The Greatest Show on Earth: The History and Conservation of Jefferson Davis McKissack’s Orange Show
This lecture was part of the Divine Disorder Conference on the Conservation of Outsider Folk art that was organized and hosted by NCPTT. The conference was held February 15-16, 2012 on the campus of Northwestern University in Natchitoches, Louisiana.
The Orange Show is a folk-art environment located in Houston’s East End and built single-handedly by Jefferson Davis McKissack, a Houston postal worker, between 1956 and 1979. Envisioned as a 3,000 sq. ft. educational environment advocating the benefits of oranges and steam power, the Orange Show includes an oasis, a wishing well, a pond, a stage, a museum, a gift shop, and several upper decks fit together to create a maze of paths and spaces. McKissack built the Orange Show of concrete, brick, steel and found objects including: gears, tiles, wagon wheels, mannequins, tractor seats, and statuettes.
The owner, The Orange Show Center for Visionary Art (OSCVA), engaged SWCA Environmental Consultants, Inc. with funds from a National Endowment for the Arts (NEA) grant to assess the current conditions and produce a comprehensive report documenting the history, past conservation and preservation efforts, on-going maintenance and conservation practices, and structural stability of the folk art piece.

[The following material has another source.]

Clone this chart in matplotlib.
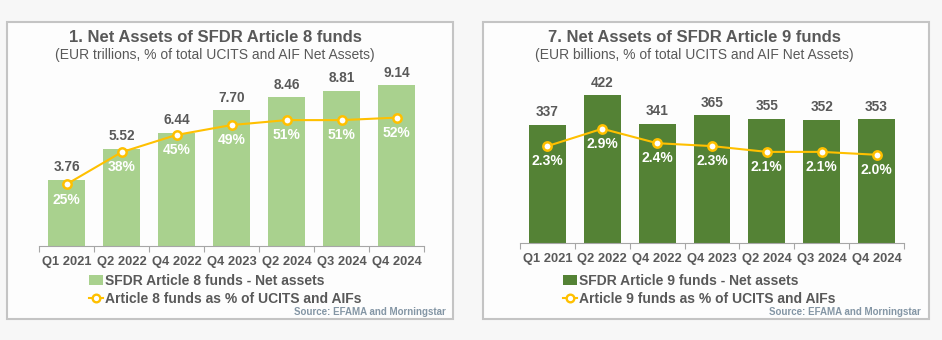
import numpy as np
import matplotlib
matplotlib.use('Agg')
import matplotlib.pyplot as plt
from matplotlib.patches import Rectangle, Patch
from matplotlib.lines import Line2D

plt.rcParams['font.family'] = ['Liberation Sans', 'DejaVu Sans']

quarters = ['Q1 2021', 'Q2 2022', 'Q4 2022', 'Q4 2023', 'Q2 2024', 'Q3 2024', 'Q4 2024']

art8_assets = [3.76, 5.52, 6.44, 7.70, 8.46, 8.81, 9.14]
art8_share = [25, 38, 45, 49, 51, 51, 52]
art8_asset_labels = ['3.76', '5.52', '6.44', '7.70', '8.46', '8.81', '9.14']
art8_share_labels = ['25%', '38%', '45%', '49%', '51%', '51%', '52%']

art9_assets = [337, 422, 341, 365, 355, 352, 353]
art9_share = [2.3, 2.9, 2.4, 2.3, 2.1, 2.1, 2.0]
art9_asset_labels = ['337', '422', '341', '365', '355', '352', '353']
art9_share_labels = ['2.3%', '2.9%', '2.4%', '2.3%', '2.1%', '2.1%', '2.0%']

W, H = 942, 340
bg = '#f7f7f7'
txt = '#595959'
gold = '#ffc000'

fig = plt.figure(figsize=(W/100, H/100), dpi=100, facecolor=bg)


def px_axes(x0, y0, x1, y1):
    # pixel box (top-left origin) -> figure axes
    return fig.add_axes([x0/W, 1-y1/H, (x1-x0)/W, (y1-y0)/H])


def panel(box, ax_box, assets, share, a_lab, s_lab, ylim, ylim2, color,
          title, subtitle, leg1, leg2, title_x, leg_x, src_x):
    bx0, by0, bx1, by1 = box
    fig.patches.append(Rectangle((bx0/W, 1-by1/H), (bx1-bx0)/W, (by1-by0)/H,
                                 transform=fig.transFigure, facecolor='#fdfdfd',
                                 edgecolor='#c4c4c4', lw=1.5, zorder=-5))
    ax = px_axes(*ax_box)
    ax.patch.set_alpha(0)
    x = np.arange(len(quarters))
    ax.bar(x, assets, width=0.67, color=color, zorder=2)
    ax.set_xlim(-0.5, len(quarters)-0.5)
    ax.set_ylim(*ylim)
    for s in ['top', 'right', 'left']:
        ax.spines[s].set_visible(False)
    ax.spines['bottom'].set_color('#a6a6a6')
    ax.set_yticks([])
    ax.set_xticks(np.arange(-0.5, len(quarters)))
    ax.set_xticklabels([])
    ax.tick_params(axis='x', which='major', length=4, color='#a6a6a6')
    ax.set_xticks(x, minor=True)
    ax.set_xticklabels(quarters, minor=True, fontsize=9.3, fontweight='bold', color=txt)
    ax.tick_params(axis='x', which='minor', length=0, pad=7)
    for xi, v, lab in zip(x, assets, a_lab):
        ax.annotate(lab, (xi, v), xytext=(0, 4), textcoords='offset points',
                    ha='center', va='bottom', fontsize=9.8, fontweight='bold', color=txt)

    ax2 = ax.twinx()
    ax2.set_ylim(*ylim2)
    ax2.axis('off')
    ax2.plot(x, share, color=gold, lw=1.5, marker='o', ms=6, mfc='white',
             mec=gold, mew=1.8, zorder=3)
    for xi, v, lab in zip(x, share, s_lab):
        ax2.annotate(lab, (xi, v), xytext=(0, -11), textcoords='offset points',
                     ha='center', va='center', fontsize=10, fontweight='bold', color='white')

    fig.text(title_x/W, 1-37/H, title, ha='center', va='center', fontsize=12,
             fontweight='bold', color=txt)
    fig.text(title_x/W, 1-55/H, subtitle, ha='center', va='center', fontsize=10, color=txt)

    handles = [Patch(facecolor=color, edgecolor='none'),
               Line2D([], [], color=gold, lw=1.5, marker='o', ms=5.5, mfc='white', mec=gold, mew=1.7)]
    fig.legend(handles, [leg1, leg2], loc='upper left', bbox_to_anchor=(leg_x/W, 1-274/H),
               frameon=False, prop={'weight': 'bold', 'size': 10},
               handlelength=1.0, handletextpad=0.15, labelspacing=0.3, borderpad=0,
               borderaxespad=0, labelcolor=txt)
    fig.text(src_x/W, 1-312/H, 'Source: EFAMA and Morningstar', ha='right', va='center',
             fontsize=7, fontweight='bold', color='#8496a5')


panel((7, 22, 453, 319), (39, 70, 424, 246), art8_assets, art8_share,
      art8_asset_labels, art8_share_labels, (0, 10), (0, 71.3), '#a9d18e',
      '1. Net Assets of SFDR Article 8 funds',
      '(EUR trillions, % of total UCITS and AIF Net Assets)',
      'SFDR Article 8 funds - Net assets', 'Article 8 funds as % of UCITS and AIFs',
      215, 89, 446)

panel((483, 22, 929, 319), (520, 68, 904, 243), art9_assets, art9_share,
      art9_asset_labels, art9_share_labels, (0, 500), (-1.05, 5.0), '#548235',
      '7. Net Assets of SFDR Article 9 funds',
      '(EUR billions, % of total UCITS and AIF Net Assets)',
      'SFDR Article 9 funds - Net assets', 'Article 9 funds as % of UCITS and AIFs',
      694, 563, 921)

fig.savefig('out.png', dpi=100, facecolor=bg)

SWCA assembled a team including Conservation Solutions, Inc. (CSI) as the art conservator and Sparks Engineering, Inc. as the structural engineer to consult on this endeavor.
The history, artist’s intent, treatment goals, and repair strategies developed by the team will be explained, followed by a discussion of the challenges of undertaking a lengthy and complex treatment using predominantly unskilled and semi-skilled labor.
Grace Cynkar, Historic Preservation Specialist, SWCA Environmental Consultants
Grace Cynkar is a Secretary of the Interior’s qualified historic preservation specialist and architectural historian with SWCA Environmental Consultants in Houston, Texas. She joined SWCA in May of 2011 after completing her M.S. degree in historic preservation at the University of Texas at Austin, where her thesis work focused on the use of GIS for hazard mitigation of historic resources. Grace also holds a B.A. from Rice University in English and Art History. Her projects at SWCA include Section 106 compliance, Federal Historic Preservation Tax Credits, and archival research and analysis. Grace is continuing her education in GIS and is interested in exploring how new technologies can be utilized for the documentation and advocacy of historic resources.
Joe Sembrat, President and Senior Conservator, Conservation Solutions, Inc.
Joe Sembrat has been immersed in the conservation field for over 14 years providing conservation assessments, design, and implementation of conservation treatments and lecturing on relevant topics in the field. His extensive experience in the treatment of masonry and metals led to the development and creation of the unique firm, Conservation Solutions, Inc. (CSI). Joe co-founded CSI with his wife, Julya, in 1999, with a goal excelling in the treatment of historic monuments and sculpture, industrial artifacts, and buildings. High-profile projects include artifacts from the salvaged R.M.S. Titanic wreck-site, such as the “Big Piece,” the conservation of two Saturn V rockets, the treatment of 12 sets of over life-sized bronze gates at the US Commerce Department Building in Washington, DC, and a nineteenth-century Cotton Gin facility located in Scott, Arkansas. Joe achieved his professional Associate status in AIC in 1996, Fellow status in 2007, and served as the Architectural Specialty Group Coordinator and Chair from 2000 to 2002.